ASRock C2550D4I Mini ITX Server Motherboard
 Fractal Node 304 miniITX
SeaSonic SSR-450RM 450W

16gb crucial ecc ram

Intel Intel Xeon E3-1220V3

(4) 2TB red nas wd

1 seagate 160gb drive

1 usb stick

 

 

I want learn esxi. So i want to install it on usb stick and possibly store vms in seagate drive. I want to create two windows server 2012 vms. Set up raid 0 or "simple volume" in each vm under storage pools. I'll assign two of the wd drives to each vm storage pool. Then I want to set up dfs to replicate data on both vms. i will still set up frequent backups to an external drive.
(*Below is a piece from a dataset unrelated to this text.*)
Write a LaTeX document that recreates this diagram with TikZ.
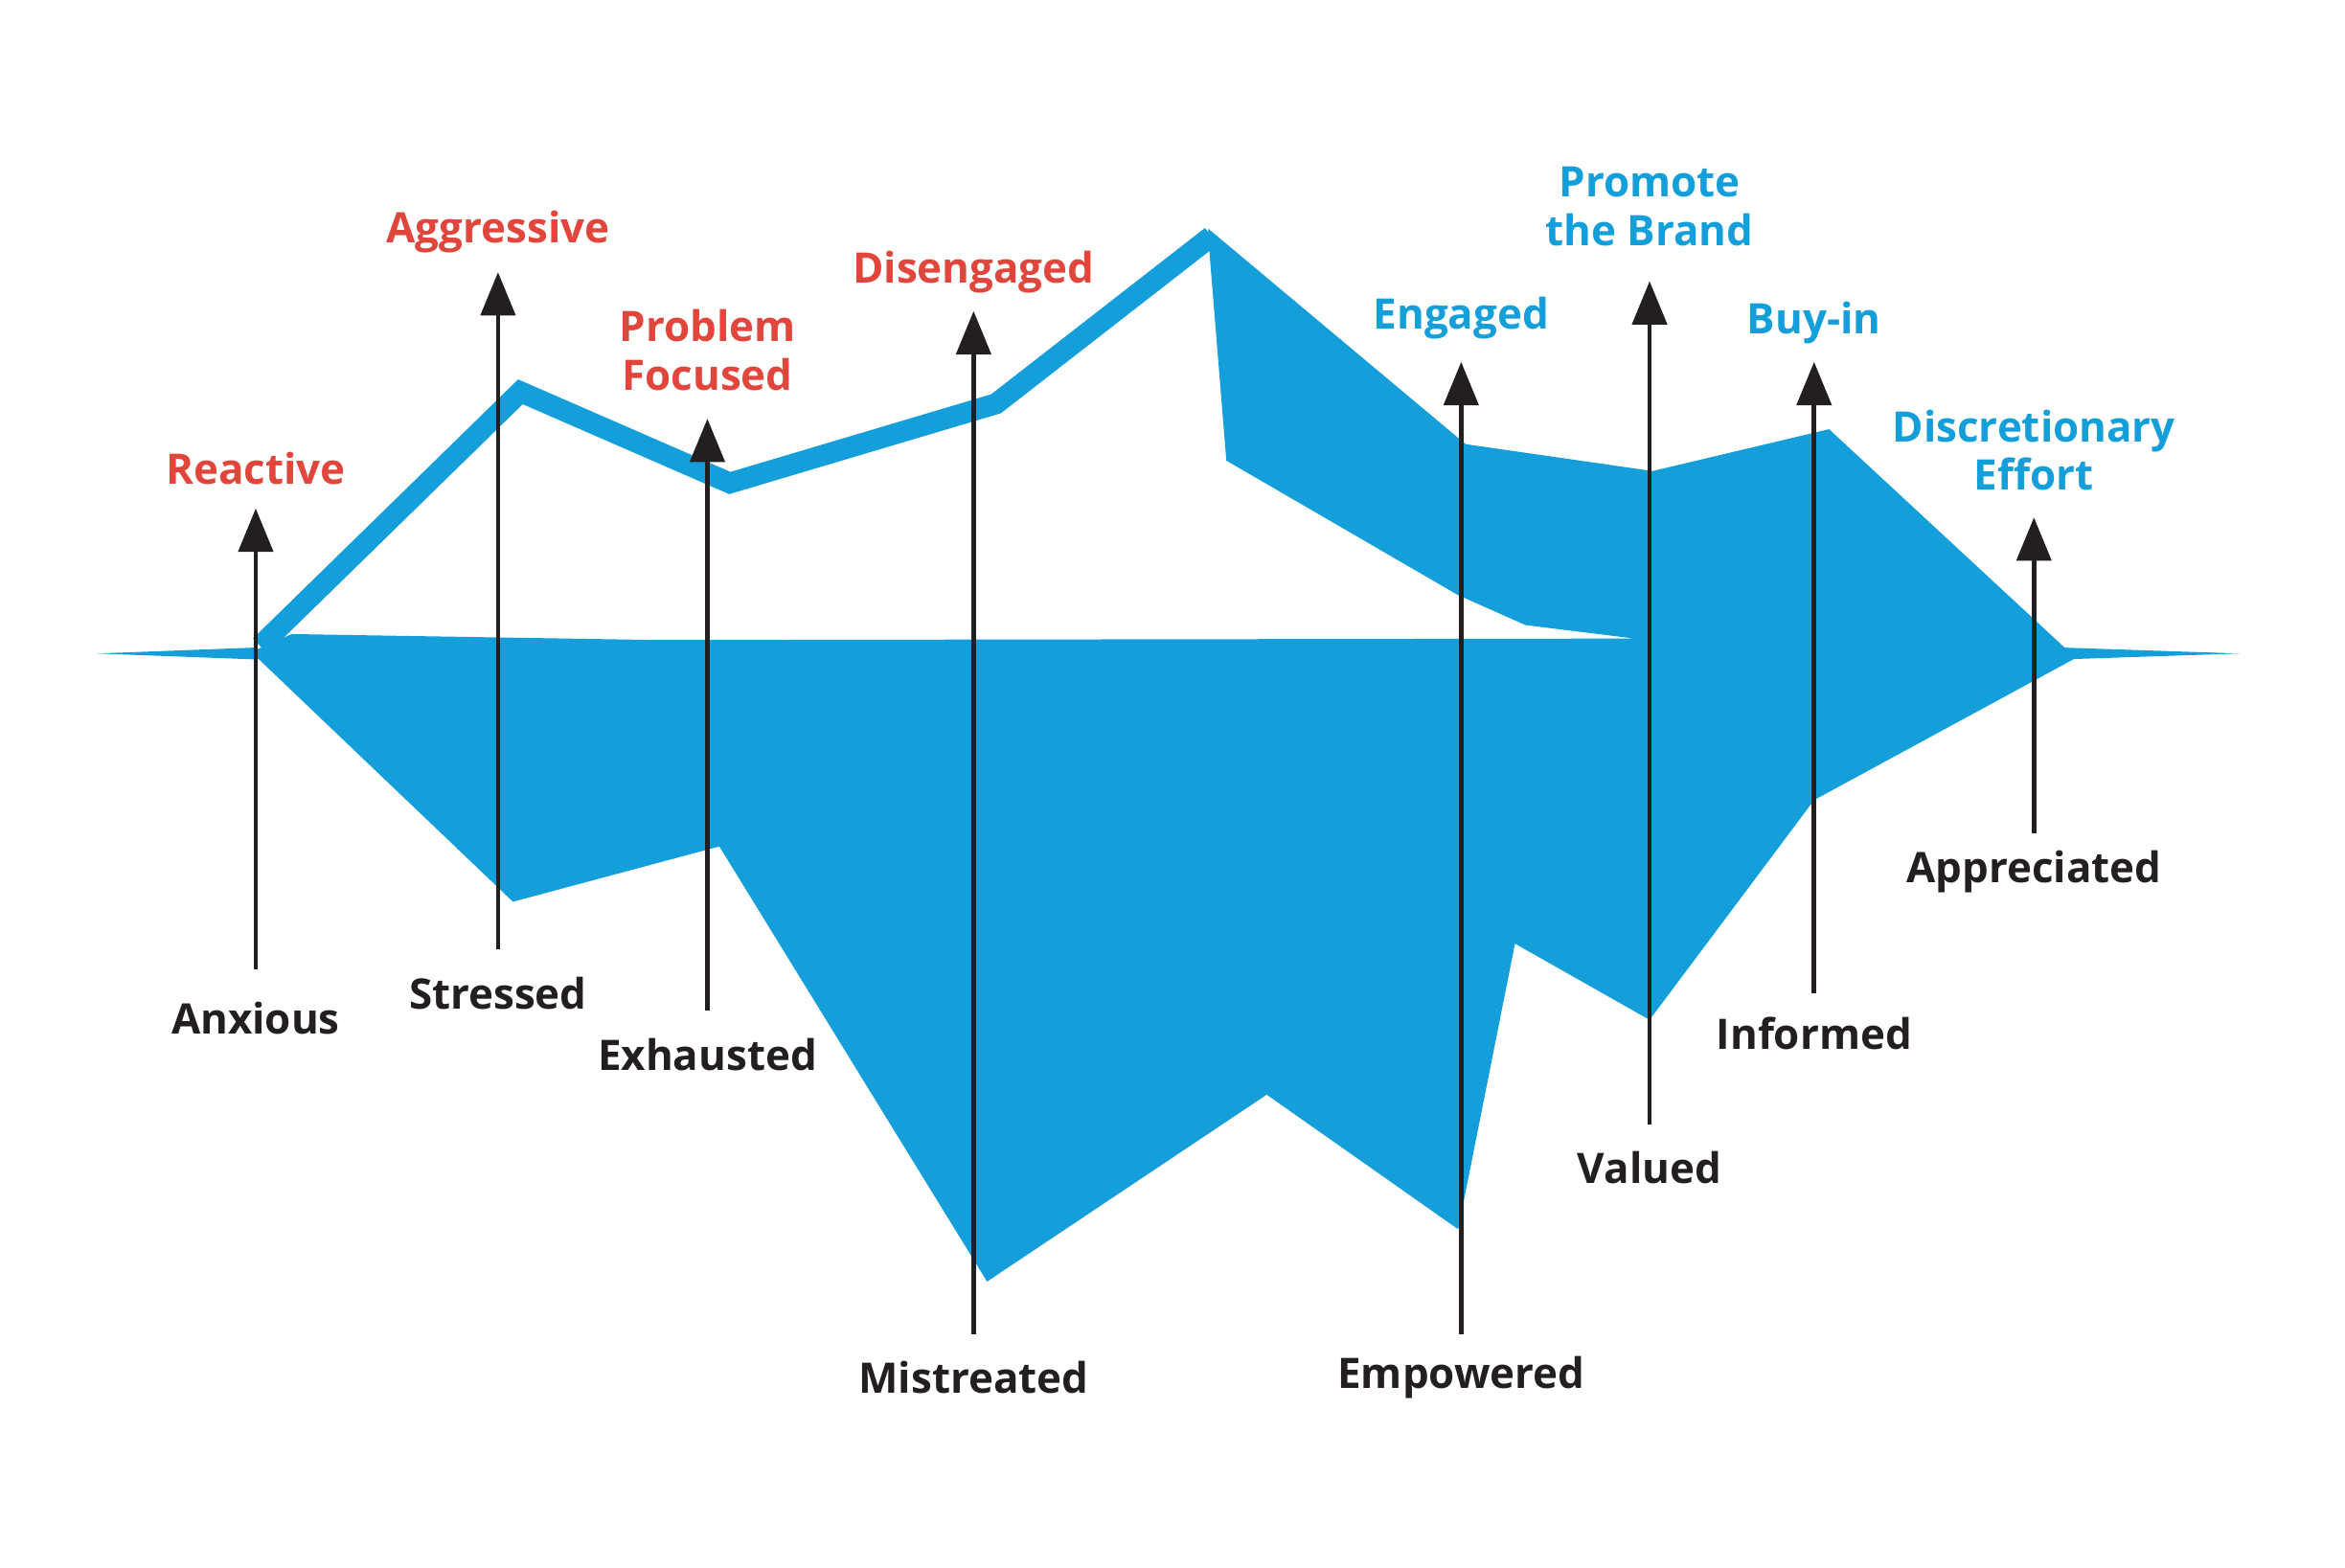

But theoritecally this should give me similiar performance and fault tolerance as Raid 10.

 

The motherboard supports raid 10 but esxi will not see it. I don't want to forkover +$500 for a raid controller card as this is just a media server and I'm not running a business here. I do have family pics,etc but I will make sure those are backed up to an external hard drive and possibly rotate it with another exhd. I know I could just install hyperv and that could probably detect intel's software raid 10 but then I won't be able to learn and experiment with esxi.

 

Any recommendations, advice are welcomed. I do hold a ccna and currently stuyding for mcsa 2012 and have been in IT idustry for 6-7years. So I'm not a newbie just want to hear if anyone has tried this or possibly has any bettery ways of making it work. Thanks!!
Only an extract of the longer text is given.